We need public spaces, built in the spirit of Walt Whitman, that allow us to gather, communicate, and share in something bigger than ourselves.

Eli Pariser reflects upon Walt Whitman’s creation of Fort Greene Park in 1846 and suggests we need an online version of a shared public space. He suggests that there are three problems with the current space: it encourages a frictionless experience, unequal by design and  the lack of maintenance/governance. Pariser discusses three challenges that need to be overcome in the creation of such a space: funding, talent and will.

Private spaces and businesses are critical for a flourishing digital life, just as cafés, bars, and bookstores are critical for a flourishing urban life. But no communities have ever survived and grown with private entities alone. Just as bookstores will never serve all the same community needs as a public library branch, it’s unreasonable to expect for-profit corporations built with “addressable markets” in mind to accommodate every digital need.

Alongside and between the digital corporate empires, we need what scholars like Ethan Zuckerman are calling “digital public infrastructure.” We need parks, libraries, and truly public squares on the internet.

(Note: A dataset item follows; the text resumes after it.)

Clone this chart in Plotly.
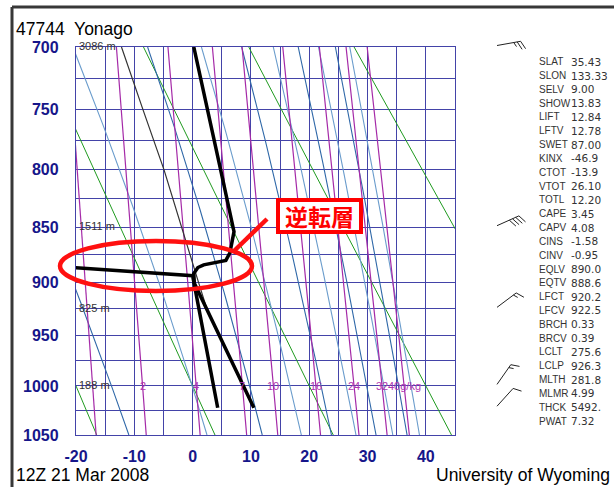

This reminds me of Michael Caulfield’s discussion of the garden and the stream and Ethan Zuckerman’s work on digital public infrastructure. It was also interesting to read about the place of libraries. This had me thinking about Greg McVerry’s idea of borrowing/renting domain space from the local library.

In his commentary, John Naughton spoke about the rise of the automated public sphere, rather than the one that was hoped for.

When the internet arrived, many of us thought it would provide a virtual space that would be like Whitman’s concept, except on a global scale. In my case, I saw it as the first instantiation of Jürgen Habermas’s concept of the “public sphere”. With the 20/20 vision of hindsight, this looks like utopianism, but it was real enough at the time. The problem was that it blissfully underestimated the capacity of private corporations to colonise cyberspace and create what the legal scholar Frank Pasquale designated an “automated public sphere” – ie, a collection of privately owned spaces (walled gardens) that we know as social media.

In a different take, Richard Flanagan references John Clare and his writing about the enclosure movement in Britain in 19th century to privatize common waste. For Flanagan, we are going through a second great enclosure, where these platforms are enclosing our emotions, soul and fear.

I wonder if that makes someone like Kicks Condor a modern John Clare?

Liked The Internet Can Make Us Feel Awful. It Doesn’t Have to Be That Way by Eli Pariser (Time)

Over our history, we’ve found ways to create tools and spaces that call out and amplify the best parts of human nature. That’s the great story of -civilization—the development of technologies like written language that have moderated our animal impulses. What we need now is a new technological -enlightenment—a turn from our behaviorally optimized dark age to an era of online spaces that embrace what makes us truly human. We need online spaces that treat us as the unique, moral beings we are—that treat us, and encourage us to treat one another, with care, respect and dignity.